__SET TASK__: Starting at the first line of the listing below, repeat each line exactly until the line containing "0.9, 0.77, 0.605, 0.457, 0.342, 0.194, 0.079, 0.02, 0, 0];", which you include. Leave out pictures.

__MATERIAL PROVIDED__:
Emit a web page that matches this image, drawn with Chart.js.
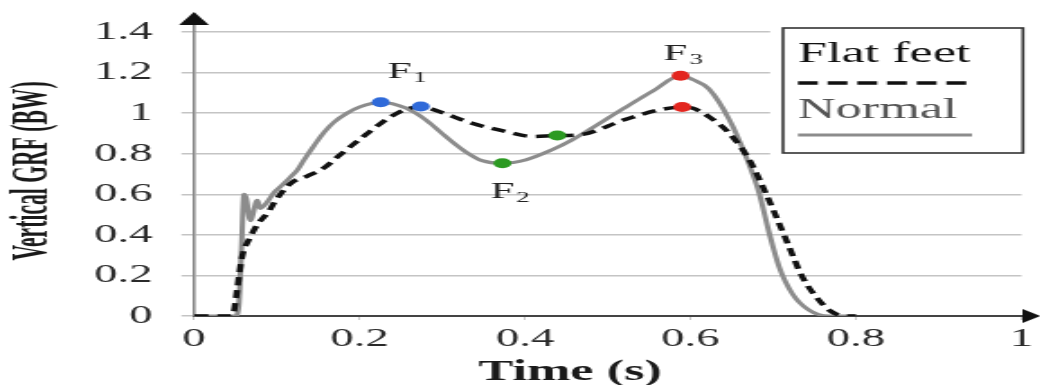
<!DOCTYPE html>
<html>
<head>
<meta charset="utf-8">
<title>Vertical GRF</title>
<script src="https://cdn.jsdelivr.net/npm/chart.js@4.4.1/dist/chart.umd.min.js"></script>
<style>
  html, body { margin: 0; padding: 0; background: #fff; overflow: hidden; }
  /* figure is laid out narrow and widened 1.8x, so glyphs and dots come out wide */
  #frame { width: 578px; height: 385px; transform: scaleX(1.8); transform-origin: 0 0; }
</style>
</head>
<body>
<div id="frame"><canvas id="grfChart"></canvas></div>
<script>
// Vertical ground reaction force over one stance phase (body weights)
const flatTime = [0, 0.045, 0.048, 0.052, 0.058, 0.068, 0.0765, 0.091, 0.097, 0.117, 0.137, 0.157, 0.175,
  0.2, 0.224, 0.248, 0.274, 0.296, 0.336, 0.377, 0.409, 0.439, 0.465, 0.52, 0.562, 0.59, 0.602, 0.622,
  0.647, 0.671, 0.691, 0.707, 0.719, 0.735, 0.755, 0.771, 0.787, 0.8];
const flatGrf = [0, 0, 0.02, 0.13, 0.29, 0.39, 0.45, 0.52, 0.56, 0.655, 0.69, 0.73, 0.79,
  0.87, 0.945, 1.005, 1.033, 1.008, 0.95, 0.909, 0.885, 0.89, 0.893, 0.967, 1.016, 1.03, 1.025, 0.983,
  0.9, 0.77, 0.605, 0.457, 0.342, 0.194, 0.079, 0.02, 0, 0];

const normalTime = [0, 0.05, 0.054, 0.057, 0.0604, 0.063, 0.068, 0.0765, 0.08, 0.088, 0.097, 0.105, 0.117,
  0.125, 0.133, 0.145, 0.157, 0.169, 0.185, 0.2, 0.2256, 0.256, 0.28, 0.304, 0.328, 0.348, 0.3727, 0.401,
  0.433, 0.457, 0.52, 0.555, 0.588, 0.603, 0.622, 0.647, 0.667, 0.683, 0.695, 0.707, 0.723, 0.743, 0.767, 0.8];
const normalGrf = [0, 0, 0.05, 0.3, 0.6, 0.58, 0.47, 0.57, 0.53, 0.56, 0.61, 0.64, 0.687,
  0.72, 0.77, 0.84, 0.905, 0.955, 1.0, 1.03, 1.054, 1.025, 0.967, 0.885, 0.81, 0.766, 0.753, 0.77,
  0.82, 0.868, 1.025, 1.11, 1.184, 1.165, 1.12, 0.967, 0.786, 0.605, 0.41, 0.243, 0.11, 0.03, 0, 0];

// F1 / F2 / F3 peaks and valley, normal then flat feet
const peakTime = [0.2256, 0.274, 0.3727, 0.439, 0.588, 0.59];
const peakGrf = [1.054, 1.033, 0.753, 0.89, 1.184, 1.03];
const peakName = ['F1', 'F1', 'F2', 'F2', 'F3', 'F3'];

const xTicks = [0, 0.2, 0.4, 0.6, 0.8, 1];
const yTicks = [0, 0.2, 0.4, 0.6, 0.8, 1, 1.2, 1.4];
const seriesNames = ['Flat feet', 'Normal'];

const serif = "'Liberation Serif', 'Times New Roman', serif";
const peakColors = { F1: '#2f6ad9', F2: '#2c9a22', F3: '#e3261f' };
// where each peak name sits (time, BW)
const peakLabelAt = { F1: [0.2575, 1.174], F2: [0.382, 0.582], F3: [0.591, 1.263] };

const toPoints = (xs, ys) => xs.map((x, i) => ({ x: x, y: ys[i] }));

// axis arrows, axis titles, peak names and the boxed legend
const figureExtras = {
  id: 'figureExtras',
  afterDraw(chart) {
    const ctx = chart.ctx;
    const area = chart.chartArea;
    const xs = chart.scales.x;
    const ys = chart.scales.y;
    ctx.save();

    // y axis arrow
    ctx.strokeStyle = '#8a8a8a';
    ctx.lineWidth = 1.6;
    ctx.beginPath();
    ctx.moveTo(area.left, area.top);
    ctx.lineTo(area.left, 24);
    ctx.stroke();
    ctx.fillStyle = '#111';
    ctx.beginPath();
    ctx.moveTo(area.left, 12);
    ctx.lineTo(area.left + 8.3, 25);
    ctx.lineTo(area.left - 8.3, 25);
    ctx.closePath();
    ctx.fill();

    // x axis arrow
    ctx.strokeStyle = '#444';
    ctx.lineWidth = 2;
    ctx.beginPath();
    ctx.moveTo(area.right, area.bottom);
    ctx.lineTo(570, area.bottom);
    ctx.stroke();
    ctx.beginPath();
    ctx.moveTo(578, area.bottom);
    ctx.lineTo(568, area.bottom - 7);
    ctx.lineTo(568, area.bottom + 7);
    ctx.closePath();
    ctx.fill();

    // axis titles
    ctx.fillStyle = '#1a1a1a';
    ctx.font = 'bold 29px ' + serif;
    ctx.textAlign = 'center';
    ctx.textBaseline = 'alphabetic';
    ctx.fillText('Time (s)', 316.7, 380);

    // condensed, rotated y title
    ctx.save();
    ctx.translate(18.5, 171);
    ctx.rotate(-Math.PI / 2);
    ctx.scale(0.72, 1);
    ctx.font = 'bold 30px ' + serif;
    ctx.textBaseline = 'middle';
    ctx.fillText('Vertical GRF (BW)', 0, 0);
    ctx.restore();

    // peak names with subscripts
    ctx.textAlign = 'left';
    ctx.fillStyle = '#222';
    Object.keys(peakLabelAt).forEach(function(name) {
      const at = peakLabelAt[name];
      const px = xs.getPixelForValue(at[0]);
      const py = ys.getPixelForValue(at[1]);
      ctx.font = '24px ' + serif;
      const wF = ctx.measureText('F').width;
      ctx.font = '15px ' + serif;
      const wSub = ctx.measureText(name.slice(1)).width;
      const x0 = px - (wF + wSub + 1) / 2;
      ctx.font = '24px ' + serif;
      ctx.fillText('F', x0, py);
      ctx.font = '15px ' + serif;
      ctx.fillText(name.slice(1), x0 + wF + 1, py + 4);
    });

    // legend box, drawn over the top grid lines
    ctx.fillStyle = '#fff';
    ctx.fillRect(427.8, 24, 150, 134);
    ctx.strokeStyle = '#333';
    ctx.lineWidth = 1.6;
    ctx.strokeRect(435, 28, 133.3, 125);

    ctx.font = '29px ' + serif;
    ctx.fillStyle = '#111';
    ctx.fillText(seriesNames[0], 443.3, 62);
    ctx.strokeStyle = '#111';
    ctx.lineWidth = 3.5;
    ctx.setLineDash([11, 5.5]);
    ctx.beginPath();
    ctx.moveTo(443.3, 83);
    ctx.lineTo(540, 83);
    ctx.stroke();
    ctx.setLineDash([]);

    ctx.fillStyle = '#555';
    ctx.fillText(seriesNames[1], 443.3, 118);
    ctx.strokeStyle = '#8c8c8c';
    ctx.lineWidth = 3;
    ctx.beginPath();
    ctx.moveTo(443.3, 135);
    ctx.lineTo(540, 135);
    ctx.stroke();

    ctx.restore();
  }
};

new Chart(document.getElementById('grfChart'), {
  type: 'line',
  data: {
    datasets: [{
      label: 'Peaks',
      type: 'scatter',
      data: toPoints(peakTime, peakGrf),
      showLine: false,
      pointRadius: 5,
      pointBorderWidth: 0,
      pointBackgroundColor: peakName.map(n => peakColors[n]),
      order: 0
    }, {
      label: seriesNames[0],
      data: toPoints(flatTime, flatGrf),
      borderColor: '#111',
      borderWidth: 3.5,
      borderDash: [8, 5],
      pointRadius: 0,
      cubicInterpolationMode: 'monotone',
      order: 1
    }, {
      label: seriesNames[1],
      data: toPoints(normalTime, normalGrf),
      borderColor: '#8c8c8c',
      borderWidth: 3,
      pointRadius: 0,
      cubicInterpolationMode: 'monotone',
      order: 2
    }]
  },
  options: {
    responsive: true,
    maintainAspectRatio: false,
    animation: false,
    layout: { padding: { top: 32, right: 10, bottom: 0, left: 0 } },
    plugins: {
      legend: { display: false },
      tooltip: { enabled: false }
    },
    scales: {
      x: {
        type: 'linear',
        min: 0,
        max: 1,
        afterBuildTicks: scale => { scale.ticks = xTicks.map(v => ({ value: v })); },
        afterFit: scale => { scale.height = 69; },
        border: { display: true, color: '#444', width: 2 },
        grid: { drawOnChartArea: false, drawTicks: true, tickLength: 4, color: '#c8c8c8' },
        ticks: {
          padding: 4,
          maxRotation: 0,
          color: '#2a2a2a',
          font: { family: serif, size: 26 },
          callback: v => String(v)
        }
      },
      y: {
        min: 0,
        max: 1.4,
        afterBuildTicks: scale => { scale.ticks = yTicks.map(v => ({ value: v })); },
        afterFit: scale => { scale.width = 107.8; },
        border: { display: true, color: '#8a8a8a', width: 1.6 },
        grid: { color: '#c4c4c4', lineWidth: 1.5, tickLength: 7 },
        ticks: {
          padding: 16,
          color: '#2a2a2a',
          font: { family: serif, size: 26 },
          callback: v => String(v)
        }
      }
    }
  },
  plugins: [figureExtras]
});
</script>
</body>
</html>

__RESULT OF THIS TASK__:
Emit a web page that matches this image, drawn with Chart.js.
<!DOCTYPE html>
<html>
<head>
<meta charset="utf-8">
<title>Vertical GRF</title>
<script src="https://cdn.jsdelivr.net/npm/chart.js@4.4.1/dist/chart.umd.min.js"></script>
<style>
  html, body { margin: 0; padding: 0; background: #fff; overflow: hidden; }
  /* figure is laid out narrow and widened 1.8x, so glyphs and dots come out wide */
  #frame { width: 578px; height: 385px; transform: scaleX(1.8); transform-origin: 0 0; }
</style>
</head>
<body>
<div id="frame"><canvas id="grfChart"></canvas></div>
<script>
// Vertical ground reaction force over one stance phase (body weights)
const flatTime = [0, 0.045, 0.048, 0.052, 0.058, 0.068, 0.0765, 0.091, 0.097, 0.117, 0.137, 0.157, 0.175,
  0.2, 0.224, 0.248, 0.274, 0.296, 0.336, 0.377, 0.409, 0.439, 0.465, 0.52, 0.562, 0.59, 0.602, 0.622,
  0.647, 0.671, 0.691, 0.707, 0.719, 0.735, 0.755, 0.771, 0.787, 0.8];
const flatGrf = [0, 0, 0.02, 0.13, 0.29, 0.39, 0.45, 0.52, 0.56, 0.655, 0.69, 0.73, 0.79,
  0.87, 0.945, 1.005, 1.033, 1.008, 0.95, 0.909, 0.885, 0.89, 0.893, 0.967, 1.016, 1.03, 1.025, 0.983,
  0.9, 0.77, 0.605, 0.457, 0.342, 0.194, 0.079, 0.02, 0, 0];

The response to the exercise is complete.